Immigrant Given Bad Legal Advice Lobbies High Court

With a Korean immigrant's U.S. residency hanging in the balance, the Supreme Court appeared divided Tuesday on pushing the limits of relief for ineffective assistance of counsel.

WASHINGTON (CN) - With a Korean immigrant's U.S. residency hanging in the balance, the Supreme Court appeared divided Tuesday on pushing the limits of relief for ineffective assistance of counsel.

All of the justices seemed sympathetic this morning to the petitioner, Jae Lee, whose lawyer assured him incorrectly that he would not be deported if he pleaded guilty to drug charges.

The conservative justices seemed concerned, however, about writing a ruling that requires judges to climb into the heads of defendants to determine if it would have been rational for them to go to trial in the face of certain defeat rather than accept a plea like Lee did.

"Is it irrational to climb Mt. Everest without oxygen?" Justice Samuel Alito asked the court. "I mean, is it irrational to swim with sharks or perform on a tightrope without a net? I mean, I wouldn't do those things, but people do it. I can't say they're irrational. They're much less risk averse and they value things differently. I think it's an unmanageable standard."

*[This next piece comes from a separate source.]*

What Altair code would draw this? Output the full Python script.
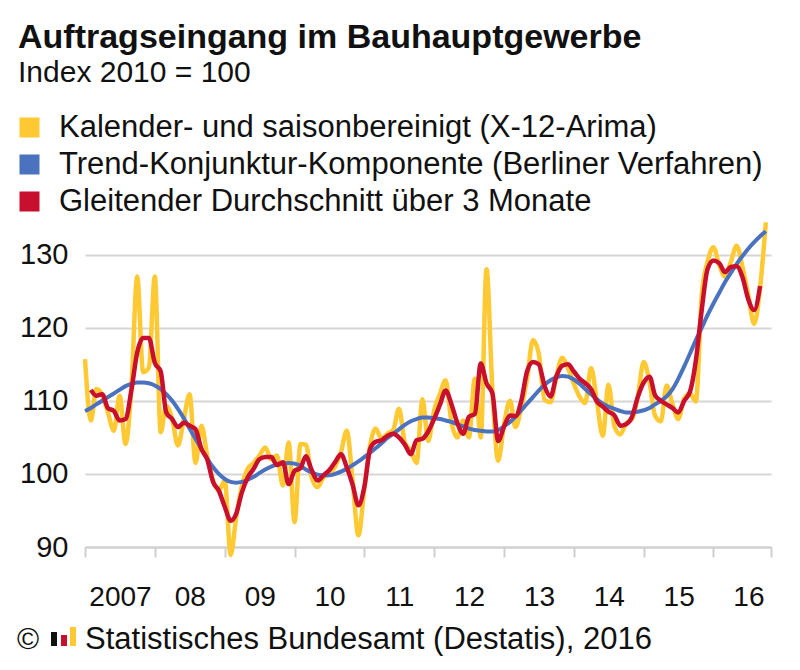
import altair as alt
import pandas as pd

title_text = "Auftragseingang im Bauhauptgewerbe"
subtitle_text = "Index 2010 = 100"
source_text = "Statistisches Bundesamt (Destatis), 2016"
copyright_text = "©"

series_names = [
    "Kalender- und saisonbereinigt (X-12-Arima)",
    "Trend-Konjunktur-Komponente (Berliner Verfahren)",
    "Gleitender Durchschnitt über 3 Monate",
]
series_colors = ["#FFC933", "#4A72BE", "#C8102E"]

# monthly values, Jan 2007 - Oct 2016
yellow = [
    115.7, 107.3, 111.6, 110.8, 108.4, 105.9, 110.7, 104.1, 112.0, 127.0, 113.9, 114.5,
    127.0, 105.7, 109.3, 107.5, 103.9, 107.5, 110.9, 101.5, 106.6, 102.5, 99.1, 97.7,
    99.1, 88.9, 93.9, 98.4, 100.7, 101.5, 102.5, 103.6, 102.0, 102.5, 98.4, 104.3,
    93.4, 104.1, 104.0, 99.5, 98.2, 99.5, 100.0, 101.0, 103.0, 105.9, 99.0, 91.6,
    98.0, 104.0, 106.2, 104.8, 105.5, 106.0, 108.9, 104.3, 103.2, 101.5, 110.2, 104.5,
    108.7, 111.0, 112.8, 107.0, 105.0, 107.3, 105.0, 113.0, 105.0, 128.0, 111.4, 101.8,
    106.8, 110.0, 106.4, 109.1, 113.0, 118.3, 116.5, 110.1, 109.8, 113.3, 115.9, 114.5,
    112.3, 110.5, 109.7, 114.5, 110.0, 105.2, 112.2, 106.5, 105.4, 106.9, 107.5, 110.5,
    115.3, 112.5, 108.0, 107.2, 112.1, 109.5, 107.5, 110.3, 111.0, 109.9, 124.5, 129.0,
    131.0, 128.5, 127.0, 129.0, 131.2, 128.3, 124.5, 120.5, 125.5, 134.4,
]

blue = [
    108.6, 109.0, 109.5, 110.0, 110.5, 111.0, 111.5, 112.0, 112.3, 112.5, 112.5, 112.4,
    112.1, 111.6, 110.9, 110.0, 108.9, 107.6, 106.2, 104.8, 103.4, 102.1, 100.9, 100.0,
    99.3, 98.9, 98.8, 98.9, 99.2, 99.6, 100.1, 100.6, 101.0, 101.3, 101.4, 101.5,
    101.4, 101.1, 100.6, 100.2, 99.9, 99.8, 99.8, 100.0, 100.3, 100.7, 101.2, 101.7,
    102.3, 102.9, 103.5, 104.2, 104.9, 105.5, 106.1, 106.7, 107.2, 107.5, 107.7, 107.7,
    107.6, 107.5, 107.3, 107.1, 106.8, 106.5, 106.2, 106.0, 105.9, 105.8, 105.8, 106.0,
    106.5, 107.1, 107.8, 108.7, 109.6, 110.5, 111.4, 112.2, 112.8, 113.2, 113.4, 113.3,
    112.9, 112.3, 111.6, 110.9, 110.2, 109.6, 109.2, 108.9, 108.6, 108.4, 108.4, 108.5,
    108.7, 109.0, 109.5, 110.0, 110.6, 111.6, 113.0, 114.7, 116.5, 118.3, 120.0, 121.7,
    123.3, 124.8, 126.2, 127.5, 128.7, 129.8, 130.8, 131.7, 132.5, 133.2,
]

# centred 3-month average: Feb 2007 - Sep 2016
red = [
    111.5, 110.7, 110.9, 109.0, 108.6, 107.3, 107.5, 111.5, 116.6, 118.6, 118.6,
    115.2, 114.0, 108.4, 107.5, 106.4, 107.0, 106.6, 106.1, 103.4, 102.0, 98.9, 97.7,
    95.5, 93.6, 94.5, 97.5, 99.5, 100.7, 102.0, 102.3, 102.3, 101.2, 101.6, 98.6,
    100.4, 100.8, 102.4, 100.5, 99.1, 99.8, 100.5, 101.6, 102.7, 100.9, 98.5, 95.7,
    98.2, 103.5, 104.4, 104.6, 105.2, 105.5, 105.0, 104.0, 102.7, 104.6, 104.8, 105.8,
    107.5, 109.5, 111.4, 109.5, 107.0, 105.5, 107.8, 108.2, 115.1, 112.4, 111.0, 104.5,
    106.5, 108.0, 107.9, 110.0, 114.0, 115.3, 115.0, 112.0, 110.6, 113.3, 114.8, 115.0,
    114.0, 113.0, 112.4, 111.6, 109.9, 109.2, 108.5, 108.0, 106.6, 106.8, 107.8, 110.5,
    112.5, 113.3, 110.8, 110.0, 109.5, 109.0, 108.4, 110.0, 111.3, 115.5, 122.5, 128.0,
    129.2, 128.8, 127.6, 128.3, 128.4, 126.9, 123.9, 122.4, 125.7,
]

months = pd.date_range("2007-01-01", periods=len(yellow), freq="MS")

df = pd.concat([
    pd.DataFrame({"date": months, "value": yellow, "series": series_names[0]}),
    pd.DataFrame({"date": months, "value": blue, "series": series_names[1]}),
    pd.DataFrame({"date": months[1:1 + len(red)], "value": red, "series": series_names[2]}),
], ignore_index=True)
df["date"] = df["date"].dt.strftime("%Y-%m-%dT00:00:00")

FONT = "Liberation Sans"
W, H = 686, 329

year_ticks = [alt.DateTime(year=y, month=1, date=1) for y in range(2007, 2017)] + [
    alt.DateTime(year=2016, month=10, date=28)
]

x_enc = alt.X(
    "date:T",
    scale=alt.Scale(
        domain=[alt.DateTime(year=2007, month=1, date=1), alt.DateTime(year=2016, month=10, date=28)],
        nice=False,
    ),
    axis=alt.Axis(
        title=None,
        values=year_ticks,
        labelExpr="month(datum.value) == 0 ? (year(datum.value) == 2007 ? '2007' : timeFormat(datum.value, '%y')) : ''",
        labelOffset=35,
        labelFlush=False,
        labelOverlap=False,
        labelAlign="center",
        labelBaseline="middle",
        labelPadding=40,
        labelFontSize=28,
        labelFont=FONT,
        labelColor="#111111",
        grid=False,
        domainColor="#cfcfcf",
        domainWidth=2,
        tickColor="#cfcfcf",
        tickWidth=2,
        tickSize=10,
    ),
)

y_enc = alt.Y(
    "value:Q",
    scale=alt.Scale(domain=[90, 135], nice=False, zero=False),
    axis=alt.Axis(
        title=None,
        values=[90, 100, 110, 120, 130],
        domain=False,
        ticks=False,
        labelPadding=17,
        labelFontSize=29,
        labelFont=FONT,
        labelColor="#111111",
        gridColor="#d6d6d6",
        gridWidth=2,
    ),
)

color_enc = alt.Color(
    "series:N",
    scale=alt.Scale(domain=series_names, range=series_colors),
    legend=alt.Legend(
        title=None,
        orient="none",
        legendX=-71,
        legendY=-109,
        symbolType="square",
        symbolSize=100,
        symbolStrokeWidth=10,
        labelFontSize=31,
        labelFont=FONT,
        labelColor="#111111",
        labelLimit=800,
        labelOffset=14,
        clipHeight=37,
        rowPadding=0,
        padding=0,
    ),
)

base = alt.Chart(df)
widths = [4.5, 4, 4.5]
lines = [
    base.transform_filter(alt.datum.series == name)
    .mark_line(strokeWidth=w, interpolate="monotone")
    .encode(x=x_enc, y=y_enc, color=color_enc)
    for name, w in zip(series_names, widths)
]

def label(text, x, y, size, bold=False):
    return alt.Chart(pd.DataFrame({"t": [text]})).mark_text(
        align="left", baseline="alphabetic", fontSize=size, font=FONT,
        fontWeight="bold" if bold else "normal", color="#111111",
    ).encode(text="t:N", x=alt.value(x), y=alt.value(y))

title = label(title_text, -67, -170, 34, bold=True)
subtitle = label(subtitle_text, -67, -136, 30)
copy_mark = label(copyright_text, -68, 431, 30)
source = label(source_text, 0, 431, 31)

logo_colors = ["#111111", "#C8102E", "#FFC933"]
def logo_bar(c, x1, x2, y1, y2):
    return alt.Chart(pd.DataFrame({"c": [c]})).mark_rect(color=c).encode(
        x=alt.value(x1), x2=alt.value(x2), y=alt.value(y1), y2=alt.value(y2)
    )

logo = [
    logo_bar(logo_colors[0], -34, -28, 414, 428),
    logo_bar(logo_colors[1], -24, -18, 417, 428),
    logo_bar(logo_colors[2], -15, -9, 409, 428),
]

chart = alt.layer(*lines, title, subtitle, copy_mark, source, *logo).properties(
    width=W,
    height=H,
    autosize=alt.AutoSizeParams(type="none"),
    padding={"left": 77, "top": 210, "right": 21, "bottom": 115},
    background="white",
).configure_view(stroke=None)

chart.save("out.html", embed_options={"renderer": "svg", "actions": False})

Lee moved to Brooklyn, New York, from South Korea with his parents when he was 13, eventually landing in Bartlett, Tennessee, where he opened the Mandarin Palace Chinese Restaurant. Unlike his parents, Lee did not become a U.S. citizen but he does hold a green card.

Lee admits he used ecstasy recreationally, but the government says his drug use was more nefarious and that he had a side gig as a dealer, slinging ecstasy pills and marijuana in addition to his restaurant business. 

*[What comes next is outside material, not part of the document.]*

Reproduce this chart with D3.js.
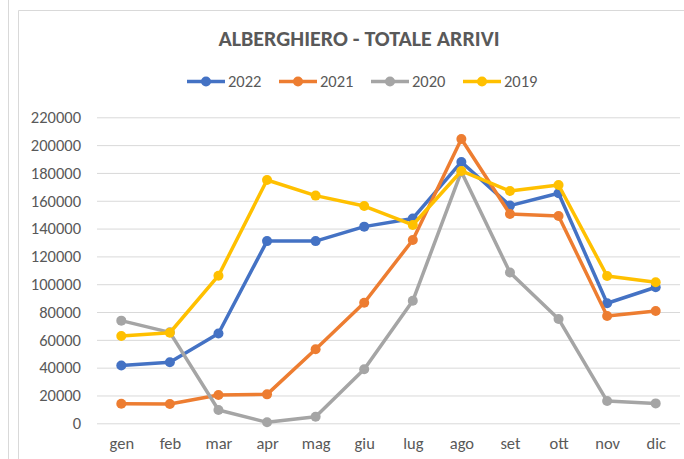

Police raided Lee's townhouse on Jan. 9, 2009, and found 88 ecstasy pills, $32,000 in cash and a gun. Indicted on one count of possessing ecstasy with the intent to distribute, Lee hired Larry Fitzgerald to represent him.

He says he pestered the Tennessee attorney about his deportation concerns so much, that Fitzgerald became annoyed by the reminders.

Fitzgerald told Lee to plead guilty to the possession with intent to distribute count because the government's evidence against him was airtight. Completely inexperienced in immigration law, Lee says he relied to his detriment on his lawyer’s promise that the plea would not get him deported.

Both sides agree Fitzgerald's advice was bad, but the Sixth Circuit did not find the advice prejudicial since Lee would also have faced deportation if he lost at trial.

Pushing for a reversal this morning, Michigan attorney John Bursch told the high court that Lee would have made almost any choice, including one that earned him more jail time, if it meant he did not have to go back to South Korea, a country to which he had no ties.

"When you're talking about giving up any chance to stay in this country versus a 9- to 11-month diminution in the sentencing guidelines range, I think that's not only rational for Mr. Lee or for you and me, but for almost anyone," Bursch said.

Bursch said there were many options open to Lee other than a prayer of a jury trial, including negotiating deportation protections or pleading to different charges that don't require deportation.

But the conservative justices, especially Alito, voiced concerned about the practical difficulties of the test Bursch proposed.

"Let's say, if the person is convicted, the person will serve eight years," Alito said. "And you have a person who has many more ties to the country to which the person would be removed. Now how do you decide whether that's rational? At what point does it become irrational?"

The attorney for the U.S. government faced tough questions meanwhile from Justices Elena Kagan and Sonia Sotomayor.

"Your Honor,” said Assistant to the Solicitor General Eric Feigin, “if you look at the inquiry that way, I don't think it's acting as any sort of meaningful check at all. Because you could always make the argument that, yeah, I would have risked two more years. Yes, I would have risked five more years. And I don't know how a court can come in and say, you know what, that's not objectively reasonable.”

Kagan and Sotomayor were quick to point out the Constitution guarantees a right to trial, not a plea deal. Even if a trial is unlikely to turn out a defendant's way, the defendant still should have the right to go forward with it, they said.  

"All you're asking the judge to do is say that in certain circumstances it is not beyond the bounds of reasonableness to throw the dice in order to not be deported from a country where you've lived your whole life," Kagan said.